Она означает, что всё смысловое содержание поглощается единственной доминирующей формой медиума. Один лишь медиум является событием — безотносительно содержания, конформистского или субверсивного. Серьёзная проблема для любой контринформации, радиопиратов, антимедиа и т. д. Однако существует ещё более серьёзная проблема, которую сам Маклюэн не обнаружил. Ведь за пределами этой нейтрализации всякого контента можно было бы надеяться на то, что медиум ещё будет функционировать в своей форме и что реальное можно будет трансформировать под влиянием медиума как формы. Если весь контент будет упразднён, останется, возможно, ещё революционная и субверсивная ценность использования медиума как такового. Однако — и это то, к чему в своём предельном значении ведёт формула Маклюэна, — происходит не только лишь имплозия месседжа в медиуме, но в том же самом движении происходит и имплозия самого медиума в реальном, имплозия медиума и реального в некий род гиперреальной туманности, в которой дефиниция и собственное действие медиума больше не идентифицируются.

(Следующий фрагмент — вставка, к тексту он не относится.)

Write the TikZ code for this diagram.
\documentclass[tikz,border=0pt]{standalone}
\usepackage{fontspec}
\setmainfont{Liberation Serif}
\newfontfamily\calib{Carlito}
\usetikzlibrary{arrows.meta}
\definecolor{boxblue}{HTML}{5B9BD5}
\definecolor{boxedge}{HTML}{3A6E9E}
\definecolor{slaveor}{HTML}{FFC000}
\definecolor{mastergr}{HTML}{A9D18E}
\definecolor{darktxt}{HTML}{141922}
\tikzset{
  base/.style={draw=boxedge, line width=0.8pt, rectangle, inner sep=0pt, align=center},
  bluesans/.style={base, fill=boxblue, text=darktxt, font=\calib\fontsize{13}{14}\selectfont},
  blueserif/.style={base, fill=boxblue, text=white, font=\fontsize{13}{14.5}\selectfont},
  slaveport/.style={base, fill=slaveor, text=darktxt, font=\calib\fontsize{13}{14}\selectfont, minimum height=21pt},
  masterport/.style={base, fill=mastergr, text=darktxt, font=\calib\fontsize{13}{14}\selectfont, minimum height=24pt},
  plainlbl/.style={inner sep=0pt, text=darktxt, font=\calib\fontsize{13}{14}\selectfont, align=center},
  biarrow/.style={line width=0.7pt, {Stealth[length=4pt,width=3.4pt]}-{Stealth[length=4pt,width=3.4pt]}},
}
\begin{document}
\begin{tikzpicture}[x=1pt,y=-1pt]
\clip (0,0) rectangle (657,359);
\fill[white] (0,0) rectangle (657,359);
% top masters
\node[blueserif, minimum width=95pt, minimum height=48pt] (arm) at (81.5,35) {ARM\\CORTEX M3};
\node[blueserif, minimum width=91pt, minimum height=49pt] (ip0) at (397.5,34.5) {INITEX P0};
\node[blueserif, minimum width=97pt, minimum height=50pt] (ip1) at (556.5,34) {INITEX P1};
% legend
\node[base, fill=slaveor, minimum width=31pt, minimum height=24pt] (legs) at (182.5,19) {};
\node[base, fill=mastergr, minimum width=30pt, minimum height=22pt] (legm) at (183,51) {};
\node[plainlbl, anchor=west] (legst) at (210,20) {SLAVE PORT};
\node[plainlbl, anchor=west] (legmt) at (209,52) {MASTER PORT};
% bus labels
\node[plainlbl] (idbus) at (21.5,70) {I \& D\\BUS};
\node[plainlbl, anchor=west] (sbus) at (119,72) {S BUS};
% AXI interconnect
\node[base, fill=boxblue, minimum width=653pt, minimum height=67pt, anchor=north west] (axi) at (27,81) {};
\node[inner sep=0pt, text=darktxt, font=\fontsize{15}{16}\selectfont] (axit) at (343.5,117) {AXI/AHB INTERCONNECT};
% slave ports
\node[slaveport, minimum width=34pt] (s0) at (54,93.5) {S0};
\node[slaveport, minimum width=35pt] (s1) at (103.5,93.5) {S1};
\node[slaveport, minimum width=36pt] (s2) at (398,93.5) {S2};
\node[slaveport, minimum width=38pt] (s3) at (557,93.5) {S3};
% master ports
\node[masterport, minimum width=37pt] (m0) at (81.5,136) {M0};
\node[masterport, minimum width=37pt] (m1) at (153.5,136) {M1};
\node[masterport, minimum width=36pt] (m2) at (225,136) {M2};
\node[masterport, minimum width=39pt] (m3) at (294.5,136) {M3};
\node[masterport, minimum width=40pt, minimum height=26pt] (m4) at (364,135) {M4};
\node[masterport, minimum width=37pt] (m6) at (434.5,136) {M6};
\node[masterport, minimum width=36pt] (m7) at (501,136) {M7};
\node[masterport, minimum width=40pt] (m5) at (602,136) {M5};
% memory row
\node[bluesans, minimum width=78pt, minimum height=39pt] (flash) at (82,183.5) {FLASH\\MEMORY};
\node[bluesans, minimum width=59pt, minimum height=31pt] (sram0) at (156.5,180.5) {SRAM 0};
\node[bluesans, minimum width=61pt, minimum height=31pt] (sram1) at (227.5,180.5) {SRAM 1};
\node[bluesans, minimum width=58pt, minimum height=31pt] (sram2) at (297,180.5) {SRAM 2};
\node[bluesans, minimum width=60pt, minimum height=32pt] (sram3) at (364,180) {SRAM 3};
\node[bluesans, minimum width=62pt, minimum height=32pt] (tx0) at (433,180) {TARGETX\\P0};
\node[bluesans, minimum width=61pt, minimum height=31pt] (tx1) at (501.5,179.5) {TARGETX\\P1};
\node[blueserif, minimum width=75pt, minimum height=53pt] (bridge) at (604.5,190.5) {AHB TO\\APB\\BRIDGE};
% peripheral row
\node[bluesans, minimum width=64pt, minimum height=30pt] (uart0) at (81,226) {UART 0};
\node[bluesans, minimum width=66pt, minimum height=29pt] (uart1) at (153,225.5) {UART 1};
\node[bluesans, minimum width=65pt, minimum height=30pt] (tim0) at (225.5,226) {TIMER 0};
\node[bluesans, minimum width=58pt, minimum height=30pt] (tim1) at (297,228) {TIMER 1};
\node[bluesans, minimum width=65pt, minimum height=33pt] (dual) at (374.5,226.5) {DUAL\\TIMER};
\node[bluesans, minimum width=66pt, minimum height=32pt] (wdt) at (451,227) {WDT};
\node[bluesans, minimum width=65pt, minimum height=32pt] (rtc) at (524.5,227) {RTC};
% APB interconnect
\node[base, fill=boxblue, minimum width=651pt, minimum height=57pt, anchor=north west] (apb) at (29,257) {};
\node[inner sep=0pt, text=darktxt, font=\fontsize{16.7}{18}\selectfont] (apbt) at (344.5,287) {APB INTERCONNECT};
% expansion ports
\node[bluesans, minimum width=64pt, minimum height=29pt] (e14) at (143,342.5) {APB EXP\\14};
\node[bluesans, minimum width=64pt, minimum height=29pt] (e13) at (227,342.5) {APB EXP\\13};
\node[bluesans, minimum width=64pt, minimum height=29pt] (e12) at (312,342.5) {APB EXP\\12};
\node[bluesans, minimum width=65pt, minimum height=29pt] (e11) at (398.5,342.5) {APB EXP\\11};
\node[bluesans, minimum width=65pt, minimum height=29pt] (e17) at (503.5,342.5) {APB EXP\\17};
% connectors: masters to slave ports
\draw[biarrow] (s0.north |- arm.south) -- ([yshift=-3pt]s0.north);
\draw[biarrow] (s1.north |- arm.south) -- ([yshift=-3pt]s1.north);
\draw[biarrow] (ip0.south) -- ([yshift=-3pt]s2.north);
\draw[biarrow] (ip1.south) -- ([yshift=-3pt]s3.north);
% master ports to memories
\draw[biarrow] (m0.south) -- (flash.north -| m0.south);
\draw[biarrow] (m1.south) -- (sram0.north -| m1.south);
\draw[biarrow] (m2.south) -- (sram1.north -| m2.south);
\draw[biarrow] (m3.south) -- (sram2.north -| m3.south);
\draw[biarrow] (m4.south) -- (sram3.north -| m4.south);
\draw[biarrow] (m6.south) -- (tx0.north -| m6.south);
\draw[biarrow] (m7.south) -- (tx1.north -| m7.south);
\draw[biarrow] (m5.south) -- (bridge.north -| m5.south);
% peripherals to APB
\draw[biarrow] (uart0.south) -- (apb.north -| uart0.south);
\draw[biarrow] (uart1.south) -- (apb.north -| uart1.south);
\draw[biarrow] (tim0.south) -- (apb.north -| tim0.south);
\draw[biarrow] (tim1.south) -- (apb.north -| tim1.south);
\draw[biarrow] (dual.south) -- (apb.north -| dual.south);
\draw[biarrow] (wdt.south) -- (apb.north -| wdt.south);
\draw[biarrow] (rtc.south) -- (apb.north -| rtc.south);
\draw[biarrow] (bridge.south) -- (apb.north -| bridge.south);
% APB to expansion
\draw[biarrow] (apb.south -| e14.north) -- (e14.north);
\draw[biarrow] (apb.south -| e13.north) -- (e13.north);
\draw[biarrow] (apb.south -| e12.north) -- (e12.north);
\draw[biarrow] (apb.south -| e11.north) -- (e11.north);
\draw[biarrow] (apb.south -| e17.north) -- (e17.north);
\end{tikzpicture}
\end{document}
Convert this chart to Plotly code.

Даже «традиционный» статус самих медиа, что характерно для современности, поставлен под сомнение. Формула Маклюэна: «medium is message», являющаяся ключевой формулой эры симуляции (медиум является сообщением — отправитель является адресатом, эмиттер является рецептором — замкнутость всех полюсов — конец перспективного и паноптического пространства — таковы альфа и омега нашей современности), и сама эта формула должна рассматриваться в своём предельном выражении, то есть: после того как все контенты и месседжи испарятся в медиуме, сам медиум исчезнет как таковой. В сущности, это ещё благодаря месседжу медиум приобретает признаки существования, это сообщение предоставляет медиуму его отчётливый, детерминированный статус посредника коммуникации. Без месседжа медиум сам попадает в неопределённость, характерную для всех наших основных систем суждения и оценки. Лишь модель, действие которой непосредственно, порождает сразу месседж, медиум и «реальное».

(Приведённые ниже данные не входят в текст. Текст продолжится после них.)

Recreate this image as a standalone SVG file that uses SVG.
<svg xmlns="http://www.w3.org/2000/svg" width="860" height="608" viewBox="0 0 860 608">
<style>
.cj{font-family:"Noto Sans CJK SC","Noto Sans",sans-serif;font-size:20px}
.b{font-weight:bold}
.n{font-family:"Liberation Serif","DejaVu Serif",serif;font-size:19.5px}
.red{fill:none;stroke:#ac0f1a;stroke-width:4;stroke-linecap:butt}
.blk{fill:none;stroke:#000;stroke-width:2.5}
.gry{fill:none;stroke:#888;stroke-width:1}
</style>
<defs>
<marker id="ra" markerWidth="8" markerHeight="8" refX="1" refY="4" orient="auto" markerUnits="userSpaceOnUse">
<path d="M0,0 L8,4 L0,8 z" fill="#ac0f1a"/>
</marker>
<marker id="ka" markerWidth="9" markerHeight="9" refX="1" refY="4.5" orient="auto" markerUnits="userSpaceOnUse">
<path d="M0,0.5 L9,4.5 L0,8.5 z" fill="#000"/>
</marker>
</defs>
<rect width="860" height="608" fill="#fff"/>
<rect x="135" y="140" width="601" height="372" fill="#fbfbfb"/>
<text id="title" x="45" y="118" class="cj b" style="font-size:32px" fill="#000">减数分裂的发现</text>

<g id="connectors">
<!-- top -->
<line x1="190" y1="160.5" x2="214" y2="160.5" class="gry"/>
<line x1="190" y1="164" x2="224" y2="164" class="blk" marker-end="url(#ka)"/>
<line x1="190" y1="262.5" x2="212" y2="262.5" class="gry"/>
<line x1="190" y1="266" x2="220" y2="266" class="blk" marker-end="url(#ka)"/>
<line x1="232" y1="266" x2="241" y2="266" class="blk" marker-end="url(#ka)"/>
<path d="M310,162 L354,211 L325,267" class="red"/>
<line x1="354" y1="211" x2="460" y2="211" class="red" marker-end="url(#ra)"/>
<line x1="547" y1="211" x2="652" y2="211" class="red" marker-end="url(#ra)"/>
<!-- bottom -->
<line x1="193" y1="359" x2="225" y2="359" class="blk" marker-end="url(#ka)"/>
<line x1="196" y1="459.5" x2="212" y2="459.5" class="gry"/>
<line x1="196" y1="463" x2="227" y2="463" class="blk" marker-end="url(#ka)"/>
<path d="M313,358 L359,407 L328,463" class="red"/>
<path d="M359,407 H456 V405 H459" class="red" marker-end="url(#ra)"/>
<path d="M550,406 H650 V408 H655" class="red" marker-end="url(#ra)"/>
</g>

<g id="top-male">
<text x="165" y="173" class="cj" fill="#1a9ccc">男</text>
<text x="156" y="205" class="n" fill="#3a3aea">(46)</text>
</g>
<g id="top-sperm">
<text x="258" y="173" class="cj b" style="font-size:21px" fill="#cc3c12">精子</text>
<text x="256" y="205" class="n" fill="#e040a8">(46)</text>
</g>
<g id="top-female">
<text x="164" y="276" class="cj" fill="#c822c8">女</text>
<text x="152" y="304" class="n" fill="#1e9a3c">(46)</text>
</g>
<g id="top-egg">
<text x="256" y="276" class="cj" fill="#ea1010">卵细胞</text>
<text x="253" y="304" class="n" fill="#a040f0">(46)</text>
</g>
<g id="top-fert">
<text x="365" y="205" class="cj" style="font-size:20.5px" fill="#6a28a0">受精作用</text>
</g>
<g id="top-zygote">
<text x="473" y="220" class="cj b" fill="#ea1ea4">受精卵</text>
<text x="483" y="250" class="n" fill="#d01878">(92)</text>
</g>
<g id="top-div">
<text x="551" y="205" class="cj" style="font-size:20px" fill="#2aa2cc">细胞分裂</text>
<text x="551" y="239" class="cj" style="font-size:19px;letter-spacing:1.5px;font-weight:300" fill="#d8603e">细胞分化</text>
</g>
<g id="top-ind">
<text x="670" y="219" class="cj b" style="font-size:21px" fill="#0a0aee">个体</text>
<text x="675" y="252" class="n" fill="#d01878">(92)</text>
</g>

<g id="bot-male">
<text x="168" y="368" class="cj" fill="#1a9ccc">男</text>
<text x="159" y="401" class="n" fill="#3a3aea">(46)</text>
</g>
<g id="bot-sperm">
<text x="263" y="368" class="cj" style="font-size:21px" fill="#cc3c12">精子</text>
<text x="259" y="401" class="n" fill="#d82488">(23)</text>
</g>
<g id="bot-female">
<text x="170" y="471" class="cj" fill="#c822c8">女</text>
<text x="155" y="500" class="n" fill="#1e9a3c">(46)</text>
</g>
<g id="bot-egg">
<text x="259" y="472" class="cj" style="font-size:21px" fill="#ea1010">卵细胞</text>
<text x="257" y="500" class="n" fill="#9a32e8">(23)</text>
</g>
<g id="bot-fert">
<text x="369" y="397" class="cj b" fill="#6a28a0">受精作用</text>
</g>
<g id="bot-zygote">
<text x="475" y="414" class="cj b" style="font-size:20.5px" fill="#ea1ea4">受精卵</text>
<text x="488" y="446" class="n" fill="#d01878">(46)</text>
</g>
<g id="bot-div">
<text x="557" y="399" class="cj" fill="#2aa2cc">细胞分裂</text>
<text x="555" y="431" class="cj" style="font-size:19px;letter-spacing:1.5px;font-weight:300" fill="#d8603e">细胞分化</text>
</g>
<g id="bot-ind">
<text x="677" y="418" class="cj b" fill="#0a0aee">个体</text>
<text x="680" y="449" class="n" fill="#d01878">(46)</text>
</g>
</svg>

Наконец, «medium is message», означает не только конец месседжа, но и конец медиума. Больше нет медиа в буквальном смысле слова (я имею в виду прежде всего электронные средства массовой информации), то есть инстанции, которая была бы посредником между одной реальностью и другой, между одним состоянием реального и другим. Ни по содержанию, ни по форме. Собственно, это то, что и означает имплозия. Взаимопоглощение полюсов, короткое замыкание между полюсами любой дифференциальной системы смысла, стирание чётких границ и оппозиций, включая оппозицию и границу между медиумом и реальным, — следовательно, невозможность любого опосредствованного выражения одного другим или диалектической зависимости одного от другого. Циркулярность всех эффектов медиа. Следовательно, невозможность смысла в буквальном смысле как одностороннего вектора, идущего от одного полюса к другому. Необходимо до конца проанализировать эту критическую, но оригинальную ситуацию: это единственное, что остаётся нам. Бесполезно мечтать о революции через содержание, тщетно мечтать о революции через форму, потому что медиум и реальное составляют отныне единую туманность, истина которой не поддаётся расшифровке.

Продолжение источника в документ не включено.